Headlines aside though this book goes much deeper than that. Back to her childhood with a mother who was an actress and didn't want to be called "Mom", a step-father that flirted with her, and other stories that you'll need to read the book to learn about. Tales of her relationships, her poverty (not having the $77 rent that she owed), and running off to Canada for a while... much of this was unexpected to me. I did not know her history through the 1960s. I had no idea that she part of that whole California hippie thing that was going on back then. "Wow! Really? This famous actress was part of all this? She lived this way before she became an actress? No way! No way!"

Moving on the abuse she suffered... she certainly has covered this material in a way that I think a lot of women will be able to relate to. She has definitely hit a nerve that many, many women will understand I think in reading this. She explains in enough detail what she lived with, how she coped, and why she stayed. A lot of people who have never been abused have trouble understanding why someone would stay. Folks who have been abused though know. Enough said on that.

Now she is not without fault herself. She gives us a pretty good clue in the beginning of the book that she has been through a 12-step program and a lot of therapy. Sure enough she is a friend of Bill W.. She tells us about that too. I'm guessing a lot of folks will relate to this piece of her story.

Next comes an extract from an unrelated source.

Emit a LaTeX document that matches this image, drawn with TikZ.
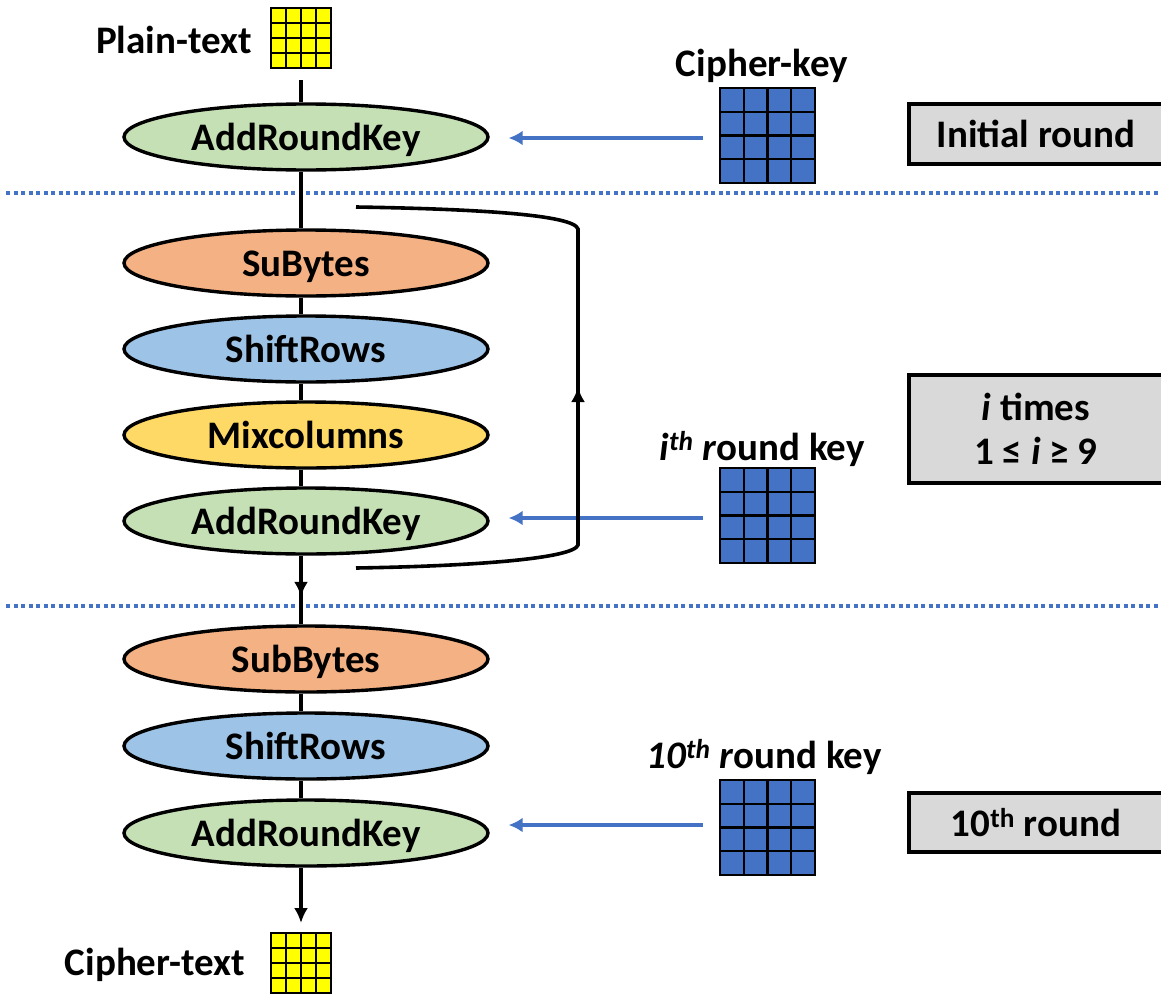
\documentclass[tikz,border=0pt]{standalone}
\usepackage{fontspec}
\setmainfont{Carlito}
\usetikzlibrary{shapes.geometric,arrows.meta,calc,decorations.markings}

\definecolor{keyblue}{HTML}{4472C4}
\definecolor{cellyellow}{HTML}{FFFF00}
\definecolor{addgreen}{HTML}{C5E0B4}
\definecolor{subcolor}{HTML}{F4B183}
\definecolor{shiftcolor}{HTML}{9DC3E6}
\definecolor{mixcolor}{HTML}{FFD966}
\definecolor{roundgray}{HTML}{D9D9D9}

\tikzset{
  bigfont/.style={font=\fontsize{39}{44}\selectfont\bfseries},
  stage/.style={ellipse, draw=black, line width=3.4pt, minimum width=364pt,
    minimum height=66pt, inner sep=0pt, bigfont, text depth=4pt, text height=31pt},
  cellgrid/.style={rectangle, draw=black, line width=2.2pt, fill=#1,
    inner sep=0pt, outer sep=0pt,
    path picture={
      \foreach \k in {1,2,3}{
        \draw[line width=2.4pt]
          ($(path picture bounding box.north west)!\k/4!(path picture bounding box.north east)$) --
          ($(path picture bounding box.south west)!\k/4!(path picture bounding box.south east)$);
        \draw[line width=2.4pt]
          ($(path picture bounding box.north west)!\k/4!(path picture bounding box.south west)$) --
          ($(path picture bounding box.north east)!\k/4!(path picture bounding box.south east)$);
      }}},
  lbl/.style={anchor=base, inner sep=0pt, bigfont},
  roundbox/.style={rectangle, draw=black, line width=3.2pt, fill=roundgray,
    minimum width=254pt, inner sep=0pt, align=center, bigfont},
  flow/.style={draw=black, line width=3.6pt},
  flowarrow/.style={flow, -{Latex[length=15pt,width=14pt]}},
  keyarrow/.style={draw=keyblue, line width=4pt, -{Latex[length=14pt,width=15pt]}},
  separator/.style={draw=keyblue, line width=4pt, dash pattern=on 4pt off 3.5pt},
  midarrowdown/.style={decoration={markings,
      mark=at position #1 with {\arrow{Latex[length=15pt,width=14pt]}}},
    postaction={decorate}},
}

\begin{document}
\begin{tikzpicture}[x=1pt,y=-1pt]
  \useasboundingbox (0,0) rectangle (1161,993);

  % round separators
  \draw[separator] (6,193) -- (1161,193);
  \draw[separator] (6,606) -- (1161,606);

  % state matrices and key matrices
  \node[cellgrid=cellyellow, minimum size=60pt] (pt) at (301,38) {};
  \node[cellgrid=keyblue, minimum size=95pt] (ck) at (767.5,135.5) {};
  \node[cellgrid=keyblue, minimum size=95pt] (ik) at (767.5,515.5) {};
  \node[cellgrid=keyblue, minimum size=95pt] (tk) at (767.5,827.5) {};
  \node[cellgrid=cellyellow, minimum size=60pt] (ct) at (301,963) {};

  % labels
  \node[lbl] (ptl) at (174,53) {Plain-text};
  \node[lbl] (ckl) at (762,76) {Cipher-key};
  \node[lbl] (ikl) at (762,460) {\textit{i\textsuperscript{th} r}ound key};
  \node[lbl] (tkl) at (764,768) {\textit{10\textsuperscript{th} r}ound key};
  \node[lbl] (ctl) at (155,975) {Cipher-text};

  % initial round
  \node[stage, fill=addgreen] (a0) at (306,137) {AddRoundKey};

  % main rounds
  \node[stage, fill=subcolor] (s1) at (306,263) {SuBytes};
  \node[stage, fill=shiftcolor] (r1) at (306,349) {ShiftRows};
  \node[stage, fill=mixcolor] (m1) at (306,435) {Mixcolumns};
  \node[stage, fill=addgreen] (a1) at (306,521) {AddRoundKey};

  % final round
  \node[stage, fill=subcolor] (s2) at (306,659) {SubBytes};
  \node[stage, fill=shiftcolor] (r2) at (306,746) {ShiftRows};
  \node[stage, fill=addgreen] (a2) at (306,833) {AddRoundKey};

  % round descriptions
  \node[roundbox, minimum height=60pt] (b0) at (1036,134) {Initial round};
  \node[roundbox, minimum height=108pt] (b1) at (1036,429)
    {\textit{i} times\\[0pt]1 ≤ \textit{i} ≥ 9};
  \node[roundbox, minimum height=59pt] (b2) at (1036,822.5) {10\textsuperscript{th} round};

  % data path
  \draw[flow, shorten <=12pt] (pt.south) -- (pt.south |- a0.north);
  \draw[flow] (pt |- a0.south) -- (pt |- s1.north);
  \draw[flow] (pt |- s1.south) -- (pt |- r1.north);
  \draw[flow] (pt |- r1.south) -- (pt |- m1.north);
  \draw[flow] (pt |- m1.south) -- (pt |- a1.north);
  \draw[flow, midarrowdown=0.6] (pt |- a1.south) -- (pt |- s2.north);
  \draw[flow] (pt |- s2.south) -- (pt |- r2.north);
  \draw[flow] (pt |- r2.south) -- (pt |- a2.north);
  \draw[flowarrow, shorten >=10pt] (ct |- a2.south) -- (ct.north);

  % round keys
  \draw[keyarrow, shorten <=17pt, shorten >=19pt] ([yshift=-2.5pt]ck.west) -- ([yshift=-2.5pt]ck.west -| a0.east);
  \draw[keyarrow, shorten <=17pt, shorten >=19pt] ([yshift=-2.5pt]ik.west) -- ([yshift=-2.5pt]ik.west -| a1.east);
  \draw[keyarrow, shorten <=17pt, shorten >=19pt] ([yshift=2.5pt]tk.west) -- ([yshift=2.5pt]tk.west -| a2.east);

  % loop back over the main rounds
  \coordinate (loopin) at (356,568);
  \coordinate (loopout) at (356,207);
  \coordinate (loopbr) at (578,545);
  \coordinate (looptr) at (578,229);
  \draw[flow] (loopin) .. controls (480,566) and (574,558) .. (loopbr)
    -- (looptr) .. controls (574,215) and (480,209) .. (loopout);
  \draw[flowarrow] (loopbr) -- ($(loopbr)!0.5!(looptr)$);
\end{tikzpicture}
\end{document}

Once she's sober, her kids are growing up and she's ended yet another horrible marriage (proving there is more than one way a person can abuse you- the last guy swindled her out of money while she was in recovery) then... only then... can she be honest with herself and figure out that "Hey.. that blonde over there is cute..." or whatever it takes. She's raised five kids and been through a couple of rough marriages before she gets to this point. Now this may be something else that women can relate to. There are many women who come out as lesbians after they have had heterosexual marriages and raised children. Even after reading Meredith's book I can't say that I understand it. I accept it though. I bet those that do understand it will appreciate this part of the book too.

This book is definitely not "dish" like Rob Lowe's book seemed to be. This is a book that seems to be honestly written, probably meant for a female audience, and will hit nerves with a wide selection of readers. It should be quite popular. I got my book from my local library (thanks to Inter Library Loan) but Amazon has it for less than $15 and I think there might be a Kindle version too.

I think I am a bigger fan of Meredith Baxter now that I've read the book than I was before I picked it up.